- Publish Date
- Thursday, 27 October 2016, 9:49AM
New food safety laws are forcing childcare centres to stop providing food for kids, or increase fees, the Early Childhood Council says.
Centres were now finding themselves facing bills into the thousands of dollars in inspections and compliance fees, which is likely to be passed onto parents, Early Childhood Council boss Peter Reynolds said.
The Food Act 2014 came into force in March, and was designed to ensure all food sold in New Zealand is safe.
High risk businesses, such as large manufacturers are now under more strict compliance rules, than those who are considered low risk business (such as a dairy).

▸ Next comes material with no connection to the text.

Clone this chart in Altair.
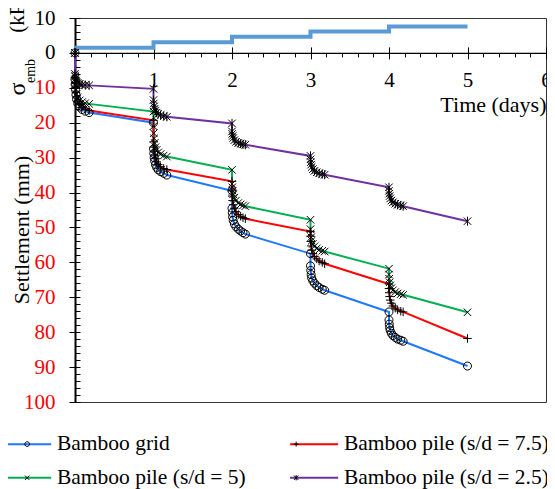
import altair as alt
import pandas as pd

# ---------------- data ----------------
series_names = ["Bamboo grid", "Bamboo pile (s/d = 5)",
                "Bamboo pile (s/d = 7.5)", "Bamboo pile (s/d = 2.5)"]
series_colors = ["#1e78ff", "#00b050", "#ff0000", "#7030a0"]

cluster_t = [0, 0, 0.002, 0.006, 0.012, 0.02, 0.035, 0.06, 0.09, 0.13, 0.18,
             1, 1, 1.003, 1.008, 1.015, 1.025, 1.04, 1.06, 1.09, 1.13, 1.17,
             2, 2, 2.003, 2.008, 2.015, 2.03, 2.05, 2.08, 2.11, 2.14, 2.17,
             3, 3, 3.003, 3.008, 3.015, 3.03, 3.05, 3.08, 3.11, 3.15, 3.18,
             4, 4, 4.003, 4.008, 4.015, 4.03, 4.05, 4.08, 4.11, 4.15, 4.18,
             5]

grid_s = [0, 7.5, 9, 10.5, 12, 13.3, 14.5, 15.5, 16.2, 16.7, 17.1,
          20.0, 27.5, 28.8, 30, 31, 32, 32.8, 33.5, 34, 34.5, 35,
          39.5, 44.5, 45.8, 47, 48, 49, 49.8, 50.5, 51, 51.5, 51.9,
          57.5, 61, 62.3, 63.5, 64.5, 65.3, 66, 66.7, 67.2, 67.7, 68,
          74.2, 76.5, 77.7, 78.7, 79.5, 80.3, 81, 81.5, 82, 82.3, 82.6,
          89.7]
pile5_s = [0, 6.5, 8, 9.3, 10.5, 11.8, 12.8, 13.6, 14.1, 14.4, 14.6,
           16.8, 21, 23, 24.5, 25.8, 27, 27.8, 28.5, 29, 29.4, 29.7,
           33.5, 37.5, 38.5, 39.5, 40.5, 41.5, 42.3, 43, 43.4, 43.7, 43.9,
           47.8, 50.5, 51.7, 52.8, 53.8, 54.7, 55.4, 56, 56.4, 56.7, 56.9,
           61.8, 63.5, 64.7, 65.7, 66.6, 67.4, 68, 68.5, 68.9, 69.1, 69.3,
           74.3]
pile75_s = [0, 7, 8.5, 10, 11.3, 12.6, 13.8, 14.8, 15.6, 16.1, 16.5,
            19.3, 25.5, 27, 28.2, 29.3, 30.3, 31.2, 32, 32.6, 33.1, 33.4,
            36.8, 39.5, 41, 42.3, 43.5, 44.5, 45.5, 46.3, 46.8, 47.2, 47.5,
            51.2, 52.5, 54, 55.3, 56.5, 57.5, 58.3, 59, 59.6, 60, 60.4,
            66.2, 67.5, 68.7, 69.8, 70.8, 71.7, 72.5, 73.1, 73.6, 74, 74.2,
            81.8]
pile25_s = [0, 6, 6.8, 7.4, 7.9, 8.3, 8.6, 8.9, 9.1, 9.2, 9.3,
            10.3, 13.5, 14.5, 15.3, 16, 16.6, 17.1, 17.5, 17.8, 18.1, 18.3,
            20.2, 22.5, 23.2, 23.8, 24.4, 25, 25.5, 25.8, 26, 26.2, 26.3,
            29.5, 30.5, 31.3, 32, 32.7, 33.3, 33.8, 34.2, 34.5, 34.7, 34.9,
            38.5, 39.5, 40.3, 41, 41.7, 42.3, 42.8, 43.2, 43.5, 43.7, 43.9,
            48.2]

sigma_t = [0, 1, 2, 3, 4, 5]
sigma_kpa = [1.5, 3.05, 4.6, 6.1, 7.6, 7.6]

x_ticks_major = [0, 1, 2, 3, 4, 5, 6]
x_ticks_minor = [round(i * 0.2, 1) for i in range(31) if i % 5]
y_ticks_major = list(range(-10, 101, 10))
y_ticks_minor = list(range(-10, 101, 2))

# ---------------- tables ----------------
rows = []
for name, svals in zip(series_names, [grid_s, pile5_s, pile75_s, pile25_s]):
    for i, (t, s) in enumerate(zip(cluster_t, svals)):
        rows.append({"series": name, "series_m": name, "t": t, "s": s, "idx": i})
df = pd.DataFrame(rows)
sig_df = pd.DataFrame({"t": sigma_t, "sigma": sigma_kpa})

# ---------------- layout ----------------
W, H = 471, 384
Y0 = H * 10 / 110  # pixel position of the zero line
FONT = "Liberation Serif"

X_SCALE = alt.Scale(domain=[0, 6], nice=False, zero=False)
Y_SCALE = alt.Scale(domain=[-10, 100], reverse=True, nice=False, zero=False)

shape_paths = [
    "M0.3,0A0.3,0.3,0,1,1,-0.3,0A0.3,0.3,0,1,1,0.3,0Z",
    "M-0.28,-0.28L0.28,0.28M-0.28,0.28L0.28,-0.28",
    "M-0.32,0H0.32M0,-0.32V0.32",
    "M-0.28,-0.28L0.28,0.28M-0.28,0.28L0.28,-0.28M0,-0.34V0.34",
]

LEG_X, LEG_Y = -58.6, 415
legend_common = dict(
    orient="none", legendX=LEG_X, legendY=LEG_Y, columns=2, title=None,
    labelFont=FONT, labelFontSize=21.5, labelLimit=0, symbolSize=245,
    labelOffset=19, columnPadding=39, rowPadding=11, padding=0,
)

sigma_layer = alt.Chart(sig_df).transform_calculate(
    neg="-datum.sigma"
).mark_line(interpolate="step-after", color="#5b9bd5", strokeWidth=4).encode(
    x=alt.X("t:Q", scale=X_SCALE, axis=alt.Axis(
        orient="bottom", offset=-(H - Y0), values=x_ticks_major,
        labelExpr="datum.value == 0 ? '' : datum.label",
        tickSize=6, tickColor="black", tickWidth=1,
        domain=True, domainColor="black", domainWidth=1.2,
        labelFont=FONT, labelFontSize=21, labelColor="black",
        labelPadding=11, labelFlush=False, labelOverlap=False, grid=False,
        title="Time (days)", titleFont=FONT, titleFontSize=22,
        titleFontWeight="normal", titleColor="black",
        titleX=471, titleY=52, titleAlign="right", titleBaseline="middle")),
    y=alt.Y("neg:Q", scale=Y_SCALE, axis=alt.Axis(
        orient="left", values=y_ticks_major,
        labelExpr="'' + abs(datum.value)",
        tickSize=6, tickColor="black", tickWidth=1,
        domain=True, domainColor="black", domainWidth=2,
        labelFont=FONT, labelFontSize=21,
        labelColor={"condition": {"test": "datum.value <= 0", "value": "black"},
                    "value": "#ff0000"},
        labelPadding=14, labelFlush=False, labelOverlap=False, grid=False,
        title=None)),
)

line_layer = alt.Chart(df).mark_line(strokeWidth=2).encode(
    x=alt.X("t:Q", scale=X_SCALE, axis=alt.Axis(
        orient="top", offset=-Y0, values=x_ticks_major, tickSize=6,
        tickColor="black", labels=False, domain=False, grid=False, title=None)),
    y=alt.Y("s:Q", scale=Y_SCALE, axis=alt.Axis(
        orient="right", offset=-W, values=y_ticks_minor, tickSize=5,
        tickColor="black", labels=False, domain=False, grid=False, title=None)),
    color=alt.Color("series:N", scale=alt.Scale(domain=series_names, range=series_colors),
                    legend=alt.Legend(symbolType="M-3.07,0H3.07", symbolStrokeWidth=2,
                                      labelColor="black", symbolOffset=0,
                                      **legend_common)),
    detail="series:N",
    order="idx:Q",
)

point_layer = alt.Chart(df).mark_point(filled=False, color="black", strokeWidth=1,
                                       size=711, opacity=1).encode(
    x=alt.X("t:Q", scale=X_SCALE, axis=alt.Axis(
        orient="bottom", offset=-(H - Y0), values=x_ticks_minor, tickSize=4,
        tickColor="black", labels=False, domain=False, grid=False, title=None)),
    y=alt.Y("s:Q", scale=Y_SCALE, axis=None),
    shape=alt.Shape("series_m:N", sort=series_names,
                    scale=alt.Scale(range=shape_paths),
                    legend=alt.Legend(symbolStrokeColor="black", symbolFillColor="transparent",
                                      symbolStrokeWidth=1, labelColor="transparent",
                                      symbolOffset=0, **legend_common)),
)


def rot_text(label, x, y, size):
    return alt.Chart(alt.Data(values=[{}])).mark_text(
        text=label, angle=270, align="center", baseline="middle",
        font=FONT, fontSize=size, color="black"
    ).encode(x=alt.value(x), y=alt.value(y))


titles = [
    rot_text("σ", -57, 71, 24),
    rot_text("emb", -44, 53, 14),
    rot_text("(kPa)", -57.5, -8, 21),
    rot_text("Settlement (mm)", -53, 212, 22),
]

chart = alt.layer(sigma_layer, line_layer, point_layer, *titles).resolve_axis(
    x="independent", y="independent"
).properties(
    width=W, height=H,
    autosize=alt.AutoSizeParams(type="none"),
    padding={"left": 67, "top": 10, "right": 1, "bottom": 92},
    background="white",
).configure_view(stroke="#333333", strokeWidth=1)

chart.save("out.html", embed_options={"renderer": "svg", "actions": False})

However, Reynolds said many centres now felt "deceived" by information provided by the Government in the run up to the law coming into force, and were being hit by huge inspection fees.
"Before the Bill became law, Ministry for Primary Industries (MPI) officials told us inspection services would cost round $300 a time. But this isn't happening," he said.
"According to feedback from childcare services, centres are instead being quoted $1000 to $1500, with one quoted $4000."
Many centres have "had enough", he said, and were now opting out of providing food.
Others were hiking fees, forcing parents to cover the higher costs.
The new rules had made early childhood education centres less safe, Reynolds said, because most food poisoning and allergic reactions in ECEs are as a result of food prepared at home.
He described the new laws as "a nonsense", and said they had no place in childcare centres.
"For example, centres that cook and serve food and charge a parent fee are subject to expensive compliance rules and inspections. But centres that cook and serve identical food, but don't charge a parent fee, are not.
"This means two centres, providing the same service, are treated completely differently by the new law depending on whether or not they charge parents a fee for the food."